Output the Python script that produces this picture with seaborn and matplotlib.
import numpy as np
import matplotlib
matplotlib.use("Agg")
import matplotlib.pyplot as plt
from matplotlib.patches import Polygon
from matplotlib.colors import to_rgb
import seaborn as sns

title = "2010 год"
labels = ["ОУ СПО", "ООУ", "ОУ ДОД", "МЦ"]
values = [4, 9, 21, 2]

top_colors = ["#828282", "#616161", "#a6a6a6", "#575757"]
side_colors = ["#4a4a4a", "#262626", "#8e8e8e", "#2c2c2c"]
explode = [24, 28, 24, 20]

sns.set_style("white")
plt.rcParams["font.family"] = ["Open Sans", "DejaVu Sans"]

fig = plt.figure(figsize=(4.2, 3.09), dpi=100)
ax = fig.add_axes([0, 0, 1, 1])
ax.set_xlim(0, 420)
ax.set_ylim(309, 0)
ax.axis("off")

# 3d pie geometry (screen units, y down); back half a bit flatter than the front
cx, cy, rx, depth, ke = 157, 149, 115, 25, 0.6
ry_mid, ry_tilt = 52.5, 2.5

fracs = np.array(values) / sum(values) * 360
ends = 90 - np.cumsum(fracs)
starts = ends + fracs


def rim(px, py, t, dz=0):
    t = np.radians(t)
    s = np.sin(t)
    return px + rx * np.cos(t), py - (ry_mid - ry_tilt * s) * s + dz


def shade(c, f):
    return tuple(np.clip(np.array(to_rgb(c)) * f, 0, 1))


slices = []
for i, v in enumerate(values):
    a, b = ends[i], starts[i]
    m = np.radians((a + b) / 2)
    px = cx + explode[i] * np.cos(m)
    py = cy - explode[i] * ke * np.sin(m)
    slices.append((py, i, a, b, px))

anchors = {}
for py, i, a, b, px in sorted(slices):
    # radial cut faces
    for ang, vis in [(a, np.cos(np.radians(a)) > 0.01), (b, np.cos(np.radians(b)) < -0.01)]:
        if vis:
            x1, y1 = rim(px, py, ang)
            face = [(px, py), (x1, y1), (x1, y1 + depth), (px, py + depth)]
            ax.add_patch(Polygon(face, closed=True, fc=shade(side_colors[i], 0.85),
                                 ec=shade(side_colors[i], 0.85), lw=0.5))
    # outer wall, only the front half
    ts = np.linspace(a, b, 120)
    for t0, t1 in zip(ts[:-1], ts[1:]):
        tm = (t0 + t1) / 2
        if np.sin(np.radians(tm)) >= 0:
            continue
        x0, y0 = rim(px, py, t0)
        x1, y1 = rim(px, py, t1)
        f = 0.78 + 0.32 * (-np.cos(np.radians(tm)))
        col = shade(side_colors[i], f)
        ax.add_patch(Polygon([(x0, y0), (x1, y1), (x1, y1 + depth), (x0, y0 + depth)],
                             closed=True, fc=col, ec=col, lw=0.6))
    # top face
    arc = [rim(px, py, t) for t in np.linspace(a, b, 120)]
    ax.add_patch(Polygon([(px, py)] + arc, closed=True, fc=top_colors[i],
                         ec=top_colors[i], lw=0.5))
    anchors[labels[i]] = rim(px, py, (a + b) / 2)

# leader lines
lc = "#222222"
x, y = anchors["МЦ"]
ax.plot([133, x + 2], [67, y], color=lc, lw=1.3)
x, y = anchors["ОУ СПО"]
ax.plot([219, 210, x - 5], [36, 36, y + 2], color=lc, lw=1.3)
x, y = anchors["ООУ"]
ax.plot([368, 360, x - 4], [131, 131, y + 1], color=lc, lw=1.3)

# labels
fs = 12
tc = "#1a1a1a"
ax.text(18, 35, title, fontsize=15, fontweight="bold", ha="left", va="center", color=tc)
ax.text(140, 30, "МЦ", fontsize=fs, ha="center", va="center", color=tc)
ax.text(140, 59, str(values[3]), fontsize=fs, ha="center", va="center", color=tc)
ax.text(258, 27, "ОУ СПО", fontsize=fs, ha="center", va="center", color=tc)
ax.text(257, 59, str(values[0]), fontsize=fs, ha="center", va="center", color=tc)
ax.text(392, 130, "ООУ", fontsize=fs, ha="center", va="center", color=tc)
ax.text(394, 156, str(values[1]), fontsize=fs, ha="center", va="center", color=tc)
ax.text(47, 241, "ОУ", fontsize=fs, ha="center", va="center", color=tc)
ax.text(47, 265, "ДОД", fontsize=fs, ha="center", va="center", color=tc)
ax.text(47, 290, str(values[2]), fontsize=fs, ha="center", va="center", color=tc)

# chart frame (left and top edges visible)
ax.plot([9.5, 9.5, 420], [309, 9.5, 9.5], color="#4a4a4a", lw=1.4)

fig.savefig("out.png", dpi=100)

> **REQUEST**
Output the listing above exactly as it appears.

> **FINISHED ANSWER**
Output the Python script that produces this picture with seaborn and matplotlib.
import numpy as np
import matplotlib
matplotlib.use("Agg")
import matplotlib.pyplot as plt
from matplotlib.patches import Polygon
from matplotlib.colors import to_rgb
import seaborn as sns

title = "2010 год"
labels = ["ОУ СПО", "ООУ", "ОУ ДОД", "МЦ"]
values = [4, 9, 21, 2]

top_colors = ["#828282", "#616161", "#a6a6a6", "#575757"]
side_colors = ["#4a4a4a", "#262626", "#8e8e8e", "#2c2c2c"]
explode = [24, 28, 24, 20]

sns.set_style("white")
plt.rcParams["font.family"] = ["Open Sans", "DejaVu Sans"]

fig = plt.figure(figsize=(4.2, 3.09), dpi=100)
ax = fig.add_axes([0, 0, 1, 1])
ax.set_xlim(0, 420)
ax.set_ylim(309, 0)
ax.axis("off")

# 3d pie geometry (screen units, y down); back half a bit flatter than the front
cx, cy, rx, depth, ke = 157, 149, 115, 25, 0.6
ry_mid, ry_tilt = 52.5, 2.5

fracs = np.array(values) / sum(values) * 360
ends = 90 - np.cumsum(fracs)
starts = ends + fracs


def rim(px, py, t, dz=0):
    t = np.radians(t)
    s = np.sin(t)
    return px + rx * np.cos(t), py - (ry_mid - ry_tilt * s) * s + dz


def shade(c, f):
    return tuple(np.clip(np.array(to_rgb(c)) * f, 0, 1))


slices = []
for i, v in enumerate(values):
    a, b = ends[i], starts[i]
    m = np.radians((a + b) / 2)
    px = cx + explode[i] * np.cos(m)
    py = cy - explode[i] * ke * np.sin(m)
    slices.append((py, i, a, b, px))

anchors = {}
for py, i, a, b, px in sorted(slices):
    # radial cut faces
    for ang, vis in [(a, np.cos(np.radians(a)) > 0.01), (b, np.cos(np.radians(b)) < -0.01)]:
        if vis:
            x1, y1 = rim(px, py, ang)
            face = [(px, py), (x1, y1), (x1, y1 + depth), (px, py + depth)]
            ax.add_patch(Polygon(face, closed=True, fc=shade(side_colors[i], 0.85),
                                 ec=shade(side_colors[i], 0.85), lw=0.5))
    # outer wall, only the front half
    ts = np.linspace(a, b, 120)
    for t0, t1 in zip(ts[:-1], ts[1:]):
        tm = (t0 + t1) / 2
        if np.sin(np.radians(tm)) >= 0:
            continue
        x0, y0 = rim(px, py, t0)
        x1, y1 = rim(px, py, t1)
        f = 0.78 + 0.32 * (-np.cos(np.radians(tm)))
        col = shade(side_colors[i], f)
        ax.add_patch(Polygon([(x0, y0), (x1, y1), (x1, y1 + depth), (x0, y0 + depth)],
                             closed=True, fc=col, ec=col, lw=0.6))
    # top face
    arc = [rim(px, py, t) for t in np.linspace(a, b, 120)]
    ax.add_patch(Polygon([(px, py)] + arc, closed=True, fc=top_colors[i],
                         ec=top_colors[i], lw=0.5))
    anchors[labels[i]] = rim(px, py, (a + b) / 2)

# leader lines
lc = "#222222"
x, y = anchors["МЦ"]
ax.plot([133, x + 2], [67, y], color=lc, lw=1.3)
x, y = anchors["ОУ СПО"]
ax.plot([219, 210, x - 5], [36, 36, y + 2], color=lc, lw=1.3)
x, y = anchors["ООУ"]
ax.plot([368, 360, x - 4], [131, 131, y + 1], color=lc, lw=1.3)

# labels
fs = 12
tc = "#1a1a1a"
ax.text(18, 35, title, fontsize=15, fontweight="bold", ha="left", va="center", color=tc)
ax.text(140, 30, "МЦ", fontsize=fs, ha="center", va="center", color=tc)
ax.text(140, 59, str(values[3]), fontsize=fs, ha="center", va="center", color=tc)
ax.text(258, 27, "ОУ СПО", fontsize=fs, ha="center", va="center", color=tc)
ax.text(257, 59, str(values[0]), fontsize=fs, ha="center", va="center", color=tc)
ax.text(392, 130, "ООУ", fontsize=fs, ha="center", va="center", color=tc)
ax.text(394, 156, str(values[1]), fontsize=fs, ha="center", va="center", color=tc)
ax.text(47, 241, "ОУ", fontsize=fs, ha="center", va="center", color=tc)
ax.text(47, 265, "ДОД", fontsize=fs, ha="center", va="center", color=tc)
ax.text(47, 290, str(values[2]), fontsize=fs, ha="center", va="center", color=tc)

# chart frame (left and top edges visible)
ax.plot([9.5, 9.5, 420], [309, 9.5, 9.5], color="#4a4a4a", lw=1.4)

fig.savefig("out.png", dpi=100)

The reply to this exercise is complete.